▶ **Exercise**
Retype word for word the first line of the listing and each line after it up to the line with "131, 131, 133];", with the pictures taken out.

Plotting code records
— start —

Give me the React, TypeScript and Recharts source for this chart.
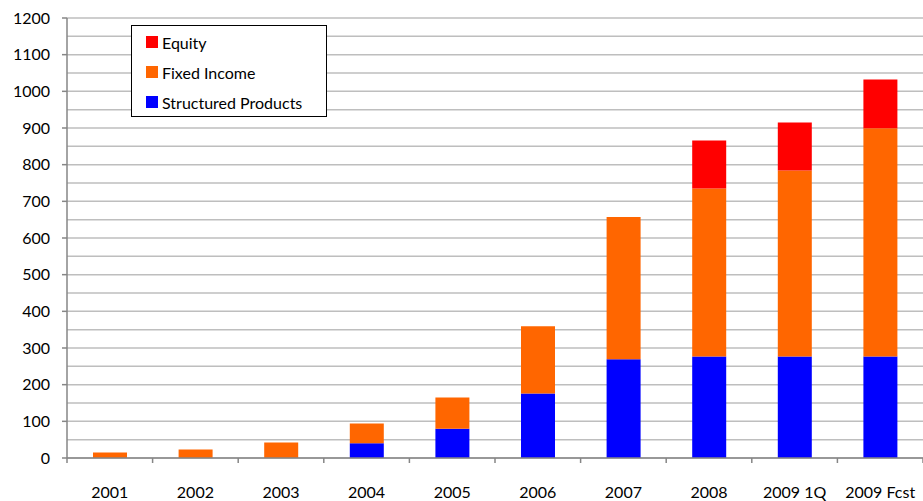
import React from 'react';
import { BarChart, Bar, XAxis, YAxis, CartesianGrid, Legend } from 'recharts';

const categories = ['2001', '2002', '2003', '2004', '2005', '2006', '2007', '2008', '2009 1Q', '2009 Fcst'];
const structuredProducts = [0, 0, 0, 40, 80, 176, 269, 277, 277, 277];
const fixedIncome = [15, 23, 42, 54, 85, 183, 388, 458, 507, 622];
const equity = [0, 0, 0, 0, 0, 0, 0, 131, 131, 133];

const yTicks = [0, 100, 200, 300, 400, 500, 600, 700, 800, 900, 1000, 1100, 1200];
const gridValues = [0, 50, 100, 150, 200, 250, 300, 350, 400, 450, 500, 550, 600, 650, 700, 750, 800, 850, 900, 950, 1000, 1050, 1100, 1150, 1200];

const data = categories.map((name, i) => ({
  name,
  structured: structuredProducts[i],
  fixed: fixedIncome[i],
  equity: equity[i],
}));

const WIDTH = 923;
const HEIGHT = 501;
const Y_AXIS_W = 67;
const HALF_BAND = (WIDTH - Y_AXIS_W) / categories.length / 2;
const FONT = 'Lato, "Open Sans", sans-serif';

const legendItems = [
  { label: 'Equity', color: '#FF0000' },
  { label: 'Fixed Income', color: '#FF6600' },
  { label: 'Structured Products', color: '#0000FF' },
];

const XTick = (props: any) => {
  const { x, y, payload, index } = props;
  return (
    <g>
      <line x1={x - HALF_BAND} y1={y} x2={x - HALF_BAND} y2={y + 5} stroke="#868686" strokeWidth={1.5} />
      {index === categories.length - 1 && (
        <line x1={x + HALF_BAND} y1={y} x2={x + HALF_BAND} y2={y + 5} stroke="#868686" strokeWidth={1.5} />
      )}
      <text x={x} y={y + 40} textAnchor="middle" fontSize={16} fill="#000" fontFamily={FONT}>
        {payload.value}
      </text>
    </g>
  );
};

const LegendBox = () => (
  <div
    style={{
      position: 'absolute',
      left: 131,
      top: 25,
      width: 194,
      height: 90,
      border: '1.5px solid #000',
      background: '#fff',
      fontFamily: FONT,
      fontSize: 16,
      color: '#000',
    }}
  >
    {legendItems.map((it, i) => (
      <div key={it.label} style={{ position: 'absolute', left: 14, top: 6 + i * 30, height: 20, display: 'flex', alignItems: 'center' }}>
        <span style={{ width: 12, height: 12, background: it.color, display: 'inline-block', marginRight: 4 }} />
        <span>{it.label}</span>
      </div>
    ))}
  </div>
);

export default function App() {
  return (
    <div style={{ position: 'relative', width: WIDTH, height: HEIGHT, background: '#fff' }}>
      <style>{'body{margin:0}'}</style>
      <BarChart
        width={WIDTH}
        height={HEIGHT}
        data={data}
        margin={{ top: 18, right: 0, left: 0, bottom: 0 }}
        barSize={34}
      >
        <CartesianGrid vertical={false} horizontalValues={gridValues} stroke="#BEBEBE" strokeWidth={1.5} />
        <XAxis
          dataKey="name"
          height={43}
          tickSize={0}
          tickMargin={0}
          tick={<XTick />}
          interval={0}
          axisLine={{ stroke: '#868686', strokeWidth: 1.5 }}
          tickLine={false}
        />
        <YAxis
          width={Y_AXIS_W}
          domain={[0, 1200]}
          ticks={yTicks}
          interval={0}
          tickSize={5}
          tickMargin={12}
          tick={{ fontSize: 16, fill: '#000', fontFamily: FONT }}
          axisLine={{ stroke: '#868686', strokeWidth: 1.5 }}
          tickLine={{ stroke: '#868686', strokeWidth: 1.5 }}
        />
        <Legend content={() => null} />
        <Bar dataKey="structured" stackId="a" fill="#0000FF" name="Structured Products" isAnimationActive={false} />
        <Bar dataKey="fixed" stackId="a" fill="#FF6600" name="Fixed Income" isAnimationActive={false} />
        <Bar dataKey="equity" stackId="a" fill="#FF0000" name="Equity" isAnimationActive={false} />
      </BarChart>
      <LegendBox />
    </div>
  );
}
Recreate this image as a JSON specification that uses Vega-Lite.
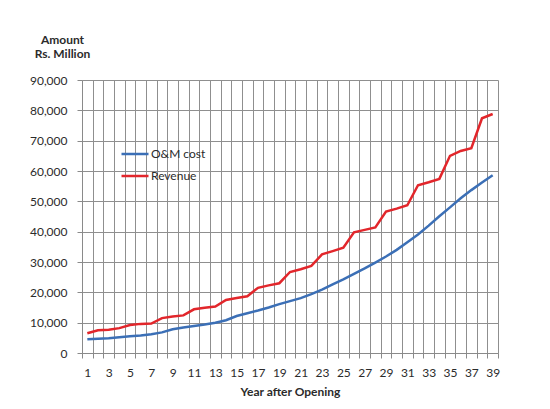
{
  "$schema": "https://vega.github.io/schema/vega-lite/v6.json",
  "autosize": {"type": "none"},
  "padding": {"left": 82, "top": 80, "right": 52, "bottom": 56},
  "width": 416,
  "height": 273,
  "background": "#ffffff",
  "config": {
    "font": "Lato",
    "view": {"stroke": null},
    "axis": {
      "gridColor": "#8f8f8f",
      "gridWidth": 1,
      "gridOpacity": 1,
      "domainColor": "#8a8a8a",
      "tickColor": "#8a8a8a",
      "tickSize": 5,
      "labelFont": "Lato",
      "labelFontSize": 12,
      "labelColor": "#2b2b2b",
      "titleFont": "Lato",
      "titleFontSize": 12,
      "titleFontWeight": "bold",
      "titleColor": "#2b2b2b"
    }
  },
  "data": {
    "values": [
      {"year": 1, "O&M cost": 4500, "Revenue": 6500},
      {"year": 2, "O&M cost": 4700, "Revenue": 7500},
      {"year": 3, "O&M cost": 4900, "Revenue": 7700},
      {"year": 4, "O&M cost": 5200, "Revenue": 8200},
      {"year": 5, "O&M cost": 5500, "Revenue": 9200},
      {"year": 6, "O&M cost": 5800, "Revenue": 9600},
      {"year": 7, "O&M cost": 6200, "Revenue": 9700},
      {"year": 8, "O&M cost": 6800, "Revenue": 11500},
      {"year": 9, "O&M cost": 7800, "Revenue": 12000},
      {"year": 10, "O&M cost": 8400, "Revenue": 12400},
      {"year": 11, "O&M cost": 8900, "Revenue": 14400},
      {"year": 12, "O&M cost": 9400, "Revenue": 14900},
      {"year": 13, "O&M cost": 10000, "Revenue": 15300},
      {"year": 14, "O&M cost": 10800, "Revenue": 17500},
      {"year": 15, "O&M cost": 12200, "Revenue": 18100},
      {"year": 16, "O&M cost": 13100, "Revenue": 18700},
      {"year": 17, "O&M cost": 14000, "Revenue": 21500},
      {"year": 18, "O&M cost": 15000, "Revenue": 22300},
      {"year": 19, "O&M cost": 16100, "Revenue": 23000},
      {"year": 20, "O&M cost": 17100, "Revenue": 26700},
      {"year": 21, "O&M cost": 18100, "Revenue": 27600},
      {"year": 22, "O&M cost": 19400, "Revenue": 28700},
      {"year": 23, "O&M cost": 20900, "Revenue": 32500},
      {"year": 24, "O&M cost": 22600, "Revenue": 33600},
      {"year": 25, "O&M cost": 24300, "Revenue": 34700},
      {"year": 26, "O&M cost": 26100, "Revenue": 39800},
      {"year": 27, "O&M cost": 27900, "Revenue": 40600},
      {"year": 28, "O&M cost": 29800, "Revenue": 41400},
      {"year": 29, "O&M cost": 31800, "Revenue": 46600},
      {"year": 30, "O&M cost": 34000, "Revenue": 47600},
      {"year": 31, "O&M cost": 36500, "Revenue": 48700},
      {"year": 32, "O&M cost": 39100, "Revenue": 55300},
      {"year": 33, "O&M cost": 42000, "Revenue": 56300},
      {"year": 34, "O&M cost": 45100, "Revenue": 57400},
      {"year": 35, "O&M cost": 48000, "Revenue": 65000},
      {"year": 36, "O&M cost": 51000, "Revenue": 66600},
      {"year": 37, "O&M cost": 53700, "Revenue": 67500},
      {"year": 38, "O&M cost": 56200, "Revenue": 77400},
      {"year": 39, "O&M cost": 58600, "Revenue": 78800}
    ]
  },
  "transform": [
    {"fold": ["O&M cost", "Revenue"], "as": ["series", "amount"]}
  ],
  "mark": {"type": "line", "strokeWidth": 2.5, "interpolate": "linear"},
  "encoding": {
    "x": {
      "field": "year",
      "type": "ordinal",
      "scale": {"type": "band", "paddingInner": 0, "paddingOuter": 0},
      "axis": {
        "title": "Year after Opening",
        "tickBand": "extent",
        "grid": true,
        "labelAngle": 0,
        "labelPadding": 9,
        "labelExpr": "datum.value % 2 == 1 ? datum.label : ''",
        "titlePadding": 8
      }
    },
    "y": {
      "field": "amount",
      "type": "quantitative",
      "scale": {"domain": [0, 90000], "nice": false},
      "axis": {
        "values": [0, 10000, 20000, 30000, 40000, 50000, 60000, 70000, 80000, 90000],
        "format": ",d",
        "labelPadding": 10,
        "title": ["Amount", "Rs. Million"],
        "titleAngle": 0,
        "titleAlign": "center",
        "titleBaseline": "alphabetic",
        "titleX": -20,
        "titleY": -37,
        "titleLineHeight": 14
      }
    },
    "color": {
      "field": "series",
      "type": "nominal",
      "scale": {"domain": ["O&M cost", "Revenue"], "range": ["#3b6fb6", "#e2262b"]},
      "legend": {
        "title": null,
        "orient": "none",
        "legendX": 38,
        "legendY": 59,
        "symbolType": "stroke",
        "symbolSize": 729,
        "symbolStrokeWidth": 2.5,
        "labelFont": "Lato",
        "labelFontSize": 12,
        "labelColor": "#2b2b2b",
        "labelOffset": 1,
        "rowPadding": 1
      }
    }
  }
}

— end —

▶ **Response**
Give me the React, TypeScript and Recharts source for this chart.
import React from 'react';
import { BarChart, Bar, XAxis, YAxis, CartesianGrid, Legend } from 'recharts';

const categories = ['2001', '2002', '2003', '2004', '2005', '2006', '2007', '2008', '2009 1Q', '2009 Fcst'];
const structuredProducts = [0, 0, 0, 40, 80, 176, 269, 277, 277, 277];
const fixedIncome = [15, 23, 42, 54, 85, 183, 388, 458, 507, 622];
const equity = [0, 0, 0, 0, 0, 0, 0, 131, 131, 133];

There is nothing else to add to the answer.